そんな猫に倣ったわけではないが、自分も眠かった。

今朝は昨日の雲がどこかに飛ばされてしまったような、抜けるような青空である。

しかし寒い。風が強いためであるらしい。

春の気配はそこここにあるが、空気は刺すように冷たく、冬支度を簡単にやめるわけにも

いかない。

そんな出掛けのBGMは、ドメニコ・スカルラッティのソナタである。

このイタリアの作曲家は、父のアレッサンドロとともに、イタリアバロックの一時期に位置する

重要な作曲家であるが、このピアノのための(当時はチェンバロであったろうが)ソナタが

有名である。ソナタ形式をとってはいるが、単一楽章という、独特な形である。一楽章で一曲

となる。

さまざまなピアニストがこの曲を弾いているのだが、手元にある保存版はホロヴィッツによるもので

ある。

この、バッハとヘンデルと同年に生まれたスカルラッティのソナタが、春めいた

しかし冷たい空気を伝わって、美しく響くのを聴いていると、自分でもまた弾いてみたくなった。

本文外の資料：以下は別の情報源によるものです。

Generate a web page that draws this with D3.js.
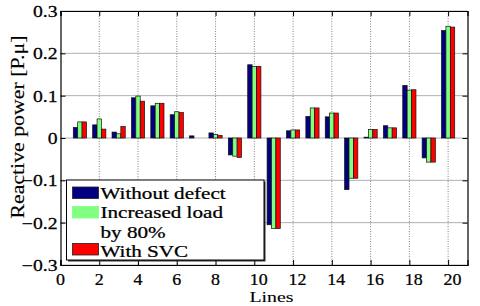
<!DOCTYPE html>
<html><head><meta charset="utf-8">
<script src="https://cdn.jsdelivr.net/npm/d3@7"></script>
<style>body{margin:0;background:#fff}svg{display:block}text{font-family:"Liberation Serif","DejaVu Serif",serif}</style>
</head><body>
<script>
const lines = d3.range(1, 21);
const withoutDefect = [0.025, 0.031, 0.014, 0.095, 0.076, 0.055, 0.005, 0.012, -0.040, 0.173, -0.205, 0.017, 0.051, 0.050, -0.122, 0.002, 0.029, 0.124, -0.047, 0.254];
const increasedLoad = [0.038, 0.045, 0.010, 0.099, 0.082, 0.062, 0.000, 0.008, -0.043, 0.169, -0.214, 0.019, 0.071, 0.059, -0.095, 0.020, 0.024, 0.113, -0.057, 0.264];
const withSVC       = [0.038, 0.021, 0.027, 0.087, 0.082, 0.060, 0.000, 0.006, -0.046, 0.169, -0.214, 0.019, 0.071, 0.059, -0.095, 0.020, 0.024, 0.114, -0.057, 0.262];
const seriesNames = ["Without defect", "Increased load|by 80%", "With SVC"];
const xTicks = [0, 2, 4, 6, 8, 10, 12, 14, 16, 18, 20];
const yTicks = [-0.3, -0.2, -0.1, 0, 0.1, 0.2, 0.3];

const colors = ["#000080", "#80ff80", "#ff0000"];
const series = [withoutDefect, increasedLoad, withSVC];

const W = 480, H = 306;
const svg = d3.select("body").append("svg").attr("width", W).attr("height", H);
const x = d3.scaleLinear().domain([0, 21]).range([60.5, 467.5]);
const y = d3.scaleLinear().domain([-0.3, 0.3]).range([265, 11]);

function sText(g, txt, px, py, size, sx, anchor, sw) {
  return g.append("g").attr("transform", `translate(${px},${py}) scale(${sx},1)`)
    .append("text").attr("x", 0).attr("y", 0)
    .attr("font-size", size).attr("fill", "#000").attr("stroke", "#000").attr("stroke-width", sw == null ? 0.25 : sw)
    .attr("text-anchor", anchor || "start").text(txt);
}

// grid
svg.append("g").selectAll("line").data(yTicks).join("line")
  .attr("x1", x(0)).attr("x2", x(21)).attr("y1", d => y(d)).attr("y2", d => y(d))
  .attr("stroke", "#b0b0b0").attr("stroke-width", 1);
svg.append("g").selectAll("line").data(xTicks.filter(d => d > 0)).join("line")
  .attr("x1", d => x(d)).attr("x2", d => x(d)).attr("y1", y(0.3)).attr("y2", y(-0.3))
  .attr("stroke", "#808080").attr("stroke-width", 1).attr("stroke-dasharray", "1,1.5");

// bars
const bw = 0.227;
series.forEach((s, k) => {
  svg.append("g").selectAll("rect").data(s).join("rect")
    .attr("x", (d, i) => x(lines[i] + (k - 1.5) * bw))
    .attr("width", x(bw) - x(0))
    .attr("y", d => y(Math.max(0, d)))
    .attr("height", d => Math.abs(y(d) - y(0)))
    .attr("fill", colors[k]).attr("stroke", "#111").attr("stroke-width", 0.7);
});

// axes via d3
const xAxisB = d3.axisBottom(x).tickValues(xTicks).tickSize(-5).tickFormat("");
const xAxisT = d3.axisTop(x).tickValues(xTicks).tickSize(-5).tickFormat("");
const yAxisL = d3.axisLeft(y).tickValues(yTicks).tickSize(-5).tickFormat("");
const yAxisR = d3.axisRight(y).tickValues(yTicks).tickSize(-5).tickFormat("");
[[xAxisB, `translate(0,${y(-0.3)})`], [xAxisT, `translate(0,${y(0.3)})`],
 [yAxisL, `translate(${x(0)},0)`], [yAxisR, `translate(${x(21)},0)`]].forEach(([a, tr]) => {
  const g = svg.append("g").attr("transform", tr).call(a);
  g.select(".domain").attr("stroke", "#000").attr("stroke-width", 1.2);
  g.selectAll(".tick line").attr("stroke", "#000");
});

// tick labels
const tl = svg.append("g");
xTicks.forEach(t => sText(tl, String(t), x(t) - 4.5, 284.5, 16, 1.12, "start"));
yTicks.forEach(t => sText(tl, t === 0 ? "0" : d3.format(".1f")(t), 57.5, y(t) + 6, 16, 1.23, "end"));

// axis titles
sText(svg, "Lines", 271.5, 302, 15.5, 1.28, "middle", 0.1);
svg.append("text").attr("transform", `translate(24,127) rotate(-90)`)
  .attr("font-size", 18).attr("text-anchor", "middle").attr("stroke", "#000").attr("stroke-width", 0.15)
  .attr("textLength", 183).attr("lengthAdjust", "spacingAndGlyphs").text("Reactive power [P.\u03bc]");

// legend
const lg = svg.append("g");
const lx0 = 66.5, ly0 = 180, lx1 = 264, ly1 = 260;
lg.append("rect").attr("x", lx0 + 1.5).attr("y", ly0 + 1.5).attr("width", lx1 - lx0).attr("height", ly1 - ly0).attr("fill", "#333");
lg.append("rect").attr("x", lx0).attr("y", ly0).attr("width", lx1 - lx0).attr("height", ly1 - ly0)
  .attr("fill", "#fff").attr("stroke", "#000").attr("stroke-width", 1);
const swY = [187, 206.5, 243.5];
const txY = [[199], [217.5, 237.5], [256.5]];
seriesNames.forEach((n, k) => {
  lg.append("rect").attr("x", 72.5).attr("y", swY[k]).attr("width", 26).attr("height", 11.5)
    .attr("fill", colors[k]).attr("stroke", k === 1 ? "#80ff80" : "#222").attr("stroke-width", 0.8);
  n.split("|").forEach((part, j) => sText(lg, part, 100.5, txY[k][j], 16, 1.32, "start"));
});
</script>
</body></html>
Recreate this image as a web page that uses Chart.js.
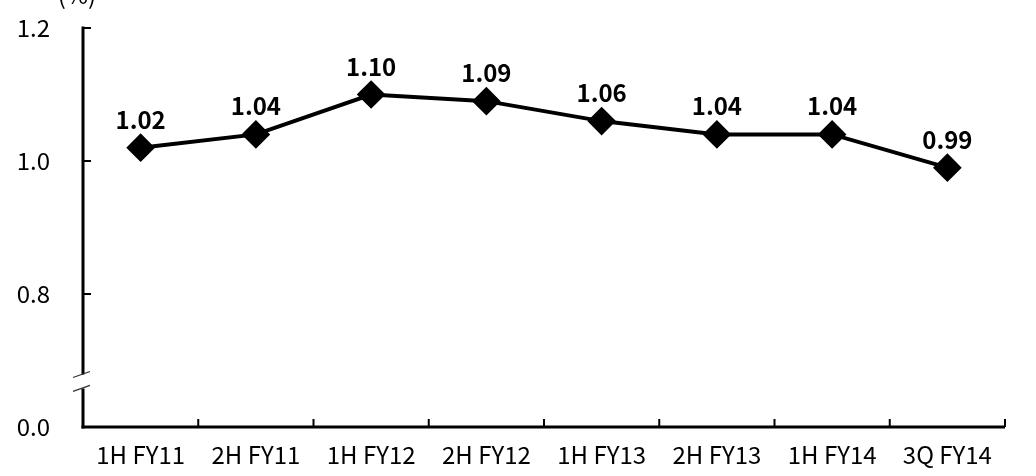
<!DOCTYPE html>
<html><head><meta charset="utf-8">
<script src="https://cdn.jsdelivr.net/npm/chart.js@4"></script>
<style>html,body{margin:0;padding:0;background:#fff;}#wrap{width:1036px;height:476px;}</style>
</head><body><div id="wrap"><canvas id="c" width="1036" height="476"></canvas></div>
<script>
const categories = ['1H FY11','2H FY11','1H FY12','2H FY12','1H FY13','2H FY13','1H FY14','3Q FY14'];
const values = [1.02,1.04,1.10,1.09,1.06,1.04,1.04,0.99];
// broken axis: bottom position (0.6 on the plotting scale) is labelled 0.0
const tickValues = [0.6,0.8,1.0,1.2];
const tickLabels = ['0.0','0.8','1.0','1.2'];
const unitLabel = '(%)';
const FONT = '"Noto Sans CJK JP","Noto Sans",sans-serif';

const decor = {
  id:'decor',
  afterDraw(chart){
    const ctx = chart.ctx, x = chart.scales.x, y = chart.scales.y, a = chart.chartArea;
    ctx.save();
    ctx.strokeStyle = '#000'; ctx.lineWidth = 3; ctx.lineCap = 'butt';
    const gapTop = y.getPixelForValue(0.679), gapBot = y.getPixelForValue(0.658);
    ctx.beginPath();
    ctx.moveTo(a.left, a.top - 1.5); ctx.lineTo(a.left, gapTop);
    ctx.moveTo(a.left, gapBot); ctx.lineTo(a.left, a.bottom + 1.5);
    ctx.stroke();
    ctx.beginPath(); ctx.moveTo(a.left - 1.5, a.bottom); ctx.lineTo(a.right, a.bottom); ctx.stroke();
    ctx.lineWidth = 2;
    tickValues.forEach(v => { if (v === tickValues[0]) return; const py = y.getPixelForValue(v); ctx.beginPath(); ctx.moveTo(a.left, py); ctx.lineTo(a.left + 8, py); ctx.stroke(); });
    const half = (x.getPixelForValue(1) - x.getPixelForValue(0)) / 2;
    for (let i = 1; i <= categories.length; i++) {
      const px = x.getPixelForValue(i) - half;
      ctx.beginPath(); ctx.moveTo(px, a.bottom); ctx.lineTo(px, a.bottom - 8); ctx.stroke();
    }
    ctx.lineWidth = 1.2; ctx.strokeStyle = '#333';
    [gapTop, gapBot].forEach(py => { ctx.beginPath(); ctx.moveTo(a.left - 10, py + 3); ctx.lineTo(a.left + 7, py - 3); ctx.stroke(); });
    const meta = chart.getDatasetMeta(0);
    ctx.fillStyle = '#000'; ctx.font = 'bold 24px ' + FONT; ctx.textAlign = 'center'; ctx.textBaseline = 'alphabetic';
    meta.data.forEach((p, i) => ctx.fillText(values[i].toFixed(2), p.x, p.y - 19));
    ctx.font = '24px ' + FONT; ctx.textBaseline = 'middle';
    ctx.fillText(unitLabel, a.left - 6, a.top - 33);
    ctx.restore();
  }
};

new Chart(document.getElementById('c'), {
  type:'line',
  data:{ labels:categories, datasets:[{ data:values, borderColor:'#000', backgroundColor:'#000', borderWidth:4,
    pointStyle:'rectRot', pointRadius:11.5, pointHoverRadius:11.5, tension:0 }]},
  options:{
    responsive:false, animation:false, devicePixelRatio:1,
    layout:{ autoPadding:false, padding:{ top:28, right:31, left:0, bottom:0 } },
    plugins:{ legend:{display:false}, tooltip:{enabled:false} },
    scales:{
      x:{ offset:true, grid:{display:false, drawTicks:false}, border:{display:false},
        ticks:{ color:'#000', font:{family:FONT, size:24}, padding:13, maxRotation:0, autoSkip:false },
        afterFit(s){ s.height = 49; s.paddingLeft = 0; s.paddingRight = 0; } },
      y:{ min:0.6, max:1.2, grid:{display:false, drawTicks:false}, border:{display:false},
        afterBuildTicks(s){ s.ticks = tickValues.map(v => ({value:v})); },
        ticks:{ color:'#000', font:{family:FONT, size:24}, padding:33,
          callback(v){ const i = tickValues.findIndex(t => Math.abs(t - v) < 1e-9); return i >= 0 ? tickLabels[i] : ''; } },
        afterFit(s){ s.width = 83; s.paddingTop = 0; s.paddingBottom = 0; } }
    }
  },
  plugins:[decor]
});
</script></body></html>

親しみやすいメロディーから、複雑な構成のものまで、さまざまな顔を持つこのソナタ群は実に

500曲にのぼるとも言われている。

スペインで何年も歳月を過ごしたスカルラッティの独特な風合いは、今もわたしたちを魅了して

止まない。面白い曲も沢山あるので、ちょっとピアノが聴いてみたい、そんな時にもお薦めである。